Cassandra does in fact support optional client encryption, which will vastly simplify rollout.

There are a few approaches to this we could take, depending on the problem we're trying to solve:

  1. Encryption-only
    1. Optional
    2. Required
  2. Encryption + certificate-based client auth
    1. Optional
    2. Required

If all we are concerned with is the avoidance of drivers communicating in the clear (which risks exposure of the password), then (1a) would be very easy to setup, and we do not need to worry about using (real) keys/certs on the client. A trivial puppet changeset to enable client encryption in Cassandra and a rolling restart later, and we're done.

(2a) would provide additional security, but at the expense of additional complexity. cassandra-ca-manager already creates all of the key material we will need, but would need to be taught to export the key in PEM encoded format as well. For existing keys, we'd need to do this manually, commit the result to the private repo, and deploy them to the nodes.

Either of (1b), (2a), or (2b) will also require that we also come up with an answer for locally sourced cqlsh connections (straightforward I assume, but worth mentioning).


Proposed rollout strategy (eqiad)

1. Update RESTBase config for defaultConsistency of localOne
1. Disable puppet on restbase100[1-9].eqiad nodes
1. Merge cassandra.yaml config change that enables client encryption
1. Reenable puppet and restart Cassandra on 1001, 1003, and 1005, applying new encryption settings from #3.
1. Rollout RESTBase configuration change to enable client encryption
1. Restart Cassandra on 1002, 1004, 1006, and 100[7-9], (applying new encryption settings from #2).
1. Restore RESTBase config for defaultConsistency to localQuorum

The idea here being that when client encryption is enabled on 1001, 1003, and 1005, existing restbase instances that would connect to these, will fail-over to the remaining nodes of the cluster when unable to connect in the clear (1, 3, and 5 represent nodes in each of racks A, B, and C). Next, RESTBase is reconfigured to use encryption and restarted, with connections failing over as needed to 1001, 1003, and 1005 when encrypted connections to 1002, 1004, 1006, and 100[7-9] fail. Finally, the client encryption settings are applied to remaining Cassandra nodes (1002, 1004, 1006, and 100[7-9]).

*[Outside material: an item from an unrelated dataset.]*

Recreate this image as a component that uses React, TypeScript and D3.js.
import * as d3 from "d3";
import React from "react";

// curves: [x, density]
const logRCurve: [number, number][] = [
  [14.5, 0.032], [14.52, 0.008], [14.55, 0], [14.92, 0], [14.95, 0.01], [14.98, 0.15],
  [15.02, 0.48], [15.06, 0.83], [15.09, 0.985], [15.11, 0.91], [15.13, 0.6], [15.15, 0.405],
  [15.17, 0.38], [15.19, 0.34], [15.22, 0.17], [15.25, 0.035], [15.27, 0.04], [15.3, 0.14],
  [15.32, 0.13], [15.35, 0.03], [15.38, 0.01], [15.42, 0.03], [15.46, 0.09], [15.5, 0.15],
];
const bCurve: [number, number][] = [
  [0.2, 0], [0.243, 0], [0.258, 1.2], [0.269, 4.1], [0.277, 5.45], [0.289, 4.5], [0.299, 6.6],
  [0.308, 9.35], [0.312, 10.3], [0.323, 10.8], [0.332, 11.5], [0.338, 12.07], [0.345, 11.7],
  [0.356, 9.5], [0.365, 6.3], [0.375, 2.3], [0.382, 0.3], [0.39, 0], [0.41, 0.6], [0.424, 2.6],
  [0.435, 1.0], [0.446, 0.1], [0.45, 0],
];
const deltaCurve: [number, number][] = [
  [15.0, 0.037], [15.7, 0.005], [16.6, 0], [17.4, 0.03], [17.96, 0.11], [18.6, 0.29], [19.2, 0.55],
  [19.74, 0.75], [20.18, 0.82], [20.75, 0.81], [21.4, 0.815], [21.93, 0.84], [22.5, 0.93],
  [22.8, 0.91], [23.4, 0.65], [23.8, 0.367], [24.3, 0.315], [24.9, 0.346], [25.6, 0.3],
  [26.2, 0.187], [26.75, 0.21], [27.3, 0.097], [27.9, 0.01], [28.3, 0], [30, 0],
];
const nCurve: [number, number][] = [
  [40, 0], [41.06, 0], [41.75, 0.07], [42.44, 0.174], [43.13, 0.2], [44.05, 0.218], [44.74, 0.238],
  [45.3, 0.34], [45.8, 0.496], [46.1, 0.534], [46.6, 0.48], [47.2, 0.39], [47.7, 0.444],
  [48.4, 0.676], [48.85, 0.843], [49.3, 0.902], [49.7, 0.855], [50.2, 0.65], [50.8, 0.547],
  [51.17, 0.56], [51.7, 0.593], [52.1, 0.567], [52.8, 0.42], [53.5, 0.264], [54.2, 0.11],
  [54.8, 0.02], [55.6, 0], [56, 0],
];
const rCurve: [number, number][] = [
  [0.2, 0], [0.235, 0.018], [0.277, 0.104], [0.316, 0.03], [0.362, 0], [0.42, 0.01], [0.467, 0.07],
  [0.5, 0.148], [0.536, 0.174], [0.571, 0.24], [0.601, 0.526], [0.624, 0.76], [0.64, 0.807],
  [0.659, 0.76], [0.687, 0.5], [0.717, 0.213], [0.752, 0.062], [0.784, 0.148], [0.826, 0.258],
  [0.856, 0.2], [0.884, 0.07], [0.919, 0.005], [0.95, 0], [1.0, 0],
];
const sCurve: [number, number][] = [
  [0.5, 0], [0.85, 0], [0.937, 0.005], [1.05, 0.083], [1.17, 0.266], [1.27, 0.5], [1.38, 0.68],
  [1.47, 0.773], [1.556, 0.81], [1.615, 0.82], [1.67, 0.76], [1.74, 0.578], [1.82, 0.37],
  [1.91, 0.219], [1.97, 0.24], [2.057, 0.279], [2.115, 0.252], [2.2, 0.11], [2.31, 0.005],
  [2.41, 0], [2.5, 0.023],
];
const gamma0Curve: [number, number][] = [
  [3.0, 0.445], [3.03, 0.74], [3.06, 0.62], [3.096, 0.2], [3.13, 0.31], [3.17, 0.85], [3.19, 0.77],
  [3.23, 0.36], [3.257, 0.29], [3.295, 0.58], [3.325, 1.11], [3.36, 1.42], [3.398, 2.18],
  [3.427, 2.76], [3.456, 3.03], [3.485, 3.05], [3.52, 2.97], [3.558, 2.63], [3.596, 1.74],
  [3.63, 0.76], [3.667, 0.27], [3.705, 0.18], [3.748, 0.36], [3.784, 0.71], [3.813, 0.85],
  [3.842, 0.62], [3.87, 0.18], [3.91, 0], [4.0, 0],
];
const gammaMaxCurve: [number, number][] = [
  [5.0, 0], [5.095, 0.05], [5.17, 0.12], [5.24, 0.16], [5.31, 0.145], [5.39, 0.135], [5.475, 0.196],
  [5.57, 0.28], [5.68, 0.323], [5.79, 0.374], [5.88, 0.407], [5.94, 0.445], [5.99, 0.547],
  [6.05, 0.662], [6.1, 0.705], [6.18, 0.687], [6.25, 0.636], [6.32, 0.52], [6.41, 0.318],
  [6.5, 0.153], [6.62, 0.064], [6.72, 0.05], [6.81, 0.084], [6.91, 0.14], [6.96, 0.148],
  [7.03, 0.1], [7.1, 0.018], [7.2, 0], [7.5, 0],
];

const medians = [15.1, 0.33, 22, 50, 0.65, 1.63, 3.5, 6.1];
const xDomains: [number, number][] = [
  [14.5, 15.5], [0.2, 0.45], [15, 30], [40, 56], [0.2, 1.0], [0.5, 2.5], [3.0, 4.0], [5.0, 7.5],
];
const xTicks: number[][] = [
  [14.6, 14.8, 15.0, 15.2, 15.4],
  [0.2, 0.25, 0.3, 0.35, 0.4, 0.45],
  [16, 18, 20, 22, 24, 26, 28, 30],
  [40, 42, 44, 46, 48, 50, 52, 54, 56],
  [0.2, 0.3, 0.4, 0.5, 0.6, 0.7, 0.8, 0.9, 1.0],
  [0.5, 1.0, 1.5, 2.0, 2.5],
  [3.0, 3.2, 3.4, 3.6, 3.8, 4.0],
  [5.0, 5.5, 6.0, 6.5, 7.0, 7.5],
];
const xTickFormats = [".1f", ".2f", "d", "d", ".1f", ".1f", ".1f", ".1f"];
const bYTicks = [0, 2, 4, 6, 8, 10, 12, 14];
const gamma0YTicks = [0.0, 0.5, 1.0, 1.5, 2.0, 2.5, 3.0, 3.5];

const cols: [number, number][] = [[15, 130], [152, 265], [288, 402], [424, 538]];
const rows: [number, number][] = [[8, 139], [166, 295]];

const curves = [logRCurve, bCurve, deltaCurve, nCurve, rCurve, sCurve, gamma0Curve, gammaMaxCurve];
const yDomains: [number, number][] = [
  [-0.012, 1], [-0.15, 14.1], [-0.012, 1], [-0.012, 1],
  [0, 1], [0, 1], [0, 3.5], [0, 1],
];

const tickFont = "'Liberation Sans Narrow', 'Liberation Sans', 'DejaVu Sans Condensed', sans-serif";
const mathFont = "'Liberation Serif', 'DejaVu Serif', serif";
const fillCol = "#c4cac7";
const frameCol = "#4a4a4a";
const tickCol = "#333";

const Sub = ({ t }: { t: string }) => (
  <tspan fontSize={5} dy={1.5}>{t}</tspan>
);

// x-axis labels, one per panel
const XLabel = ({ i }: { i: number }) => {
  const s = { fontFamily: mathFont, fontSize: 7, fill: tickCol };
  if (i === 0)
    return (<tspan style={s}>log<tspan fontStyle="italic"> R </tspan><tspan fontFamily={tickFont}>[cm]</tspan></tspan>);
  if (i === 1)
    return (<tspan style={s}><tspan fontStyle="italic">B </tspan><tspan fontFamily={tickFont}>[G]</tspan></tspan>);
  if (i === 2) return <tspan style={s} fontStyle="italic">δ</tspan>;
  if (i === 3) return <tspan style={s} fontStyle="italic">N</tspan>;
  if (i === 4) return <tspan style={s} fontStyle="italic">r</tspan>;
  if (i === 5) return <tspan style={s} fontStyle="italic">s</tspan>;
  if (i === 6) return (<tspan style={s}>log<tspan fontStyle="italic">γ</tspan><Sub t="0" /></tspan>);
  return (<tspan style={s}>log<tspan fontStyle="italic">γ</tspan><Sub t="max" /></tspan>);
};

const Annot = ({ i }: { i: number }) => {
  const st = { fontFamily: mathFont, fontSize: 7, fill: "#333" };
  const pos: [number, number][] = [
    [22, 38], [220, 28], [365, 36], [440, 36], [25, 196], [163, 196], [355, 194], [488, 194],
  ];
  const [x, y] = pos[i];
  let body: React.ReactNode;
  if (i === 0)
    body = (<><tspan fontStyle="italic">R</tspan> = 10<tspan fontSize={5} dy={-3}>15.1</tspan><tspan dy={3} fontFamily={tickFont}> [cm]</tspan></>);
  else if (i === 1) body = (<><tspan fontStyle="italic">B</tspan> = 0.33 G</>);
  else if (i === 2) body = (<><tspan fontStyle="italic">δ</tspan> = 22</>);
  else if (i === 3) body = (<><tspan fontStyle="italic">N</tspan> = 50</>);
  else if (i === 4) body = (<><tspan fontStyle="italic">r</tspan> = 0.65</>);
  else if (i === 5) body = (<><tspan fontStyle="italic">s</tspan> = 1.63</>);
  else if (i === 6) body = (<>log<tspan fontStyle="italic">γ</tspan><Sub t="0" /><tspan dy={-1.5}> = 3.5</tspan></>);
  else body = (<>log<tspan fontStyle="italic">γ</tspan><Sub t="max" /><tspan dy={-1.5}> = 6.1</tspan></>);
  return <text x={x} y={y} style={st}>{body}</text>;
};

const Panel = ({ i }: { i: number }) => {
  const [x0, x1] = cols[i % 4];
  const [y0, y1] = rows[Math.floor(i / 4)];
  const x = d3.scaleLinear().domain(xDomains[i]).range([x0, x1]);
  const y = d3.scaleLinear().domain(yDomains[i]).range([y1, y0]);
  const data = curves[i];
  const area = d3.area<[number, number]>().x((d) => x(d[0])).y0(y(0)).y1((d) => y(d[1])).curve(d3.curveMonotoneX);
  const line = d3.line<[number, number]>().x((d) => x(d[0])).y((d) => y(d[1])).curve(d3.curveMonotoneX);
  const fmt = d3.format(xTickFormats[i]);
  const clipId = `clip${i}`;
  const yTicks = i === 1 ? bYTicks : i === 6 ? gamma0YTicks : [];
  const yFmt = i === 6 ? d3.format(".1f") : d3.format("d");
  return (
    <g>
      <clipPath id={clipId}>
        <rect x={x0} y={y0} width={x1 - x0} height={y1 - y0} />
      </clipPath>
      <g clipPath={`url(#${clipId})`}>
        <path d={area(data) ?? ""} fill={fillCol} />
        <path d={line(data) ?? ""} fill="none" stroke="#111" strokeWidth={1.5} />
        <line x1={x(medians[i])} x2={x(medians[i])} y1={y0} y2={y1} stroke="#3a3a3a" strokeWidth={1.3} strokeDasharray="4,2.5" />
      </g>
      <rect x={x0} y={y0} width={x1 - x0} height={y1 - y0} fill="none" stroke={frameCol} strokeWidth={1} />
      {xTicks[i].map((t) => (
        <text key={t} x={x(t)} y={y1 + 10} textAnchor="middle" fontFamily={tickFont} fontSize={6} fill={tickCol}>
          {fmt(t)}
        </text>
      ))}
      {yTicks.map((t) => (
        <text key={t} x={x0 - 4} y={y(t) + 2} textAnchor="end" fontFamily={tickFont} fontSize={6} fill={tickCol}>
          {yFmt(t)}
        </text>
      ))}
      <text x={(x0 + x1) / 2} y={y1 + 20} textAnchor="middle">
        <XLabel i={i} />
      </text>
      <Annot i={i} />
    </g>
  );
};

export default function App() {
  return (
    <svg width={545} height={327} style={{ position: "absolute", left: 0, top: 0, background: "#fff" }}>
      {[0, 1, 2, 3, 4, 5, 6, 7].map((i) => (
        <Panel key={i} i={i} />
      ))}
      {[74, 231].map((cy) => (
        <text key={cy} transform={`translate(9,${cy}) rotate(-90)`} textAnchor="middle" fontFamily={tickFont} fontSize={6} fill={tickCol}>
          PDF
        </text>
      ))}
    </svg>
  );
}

Setting the consistency level to localOne ensures that queries succeed during the window when only 1 node in each rack is accessible.

Alternative rollout strategy (eqiad)

1. Configure codfw nodes for client encryption
1. Update RESTBase config to set localDc to codfw
1. Rollout RESTBase configuration change to enable client encryption, (and restart RESTBase)
1. Merge cassandra.yaml config change that enables client encryption (and restart eqiad Cassandra nodes)
1. Restore RESTBase config for localDc to eqiad

See also: T108953

Eevans created this task.Sep 1 2015, 9:39 PM
Eevans added a subscriber: Eevans.
Restricted Application added a subscriber: Aklapper. · View Herald TranscriptSep 1 2015, 9:39 PM
Eevans triaged this task as "Normal" priority.Sep 1 2015, 9:40 PM
Eevans added a project: RESTBase-Cassandra.
Eevans set Security to None.
Eevans added a subscriber: fgiunchedi.
Eevans edited the task description. (Show Details)Sep 1 2015, 9:42 PM
Eevans added a comment.Sep 9 2015, 6:53 PM

So, as it turns out, you can in fact encrypt client connections while disabling certificate based authentication in Cassandra (require_client_auth: false). On the node-side, the keystore (and corresponding password) are still required, on the client-side, 'a certificate' (any certificate, apparently) is required.

From a software standpoint, I don't think this changes anything; RESTBase needs to be made configurable in this regard (pull-request for that forthcoming), but it begs the question of how we should configure our environment.

The raison d'etre here was to avoid sending traffic in the clear. However, since even with client authentication disabled, it's still going to be necessary to supply a certificate for client connections (including cqlsh), perhaps it's worthwhile to go all the way. With https://gerrit.wikimedia.org/r/#/c/236389/ in place, generating signed client certificates would require no additional effort, and might render T92590 moot.

These are two separate concerns, which both fall under authentication, albeit of a different kind.

So, as it turns out, you can in fact encrypt client connections while disabling certificate based authentication in Cassandra (require_client_auth: false). On the node-side, the keystore (and corresponding password) are still required, on the client-side, 'a certificate' (any certificate, apparently) is required.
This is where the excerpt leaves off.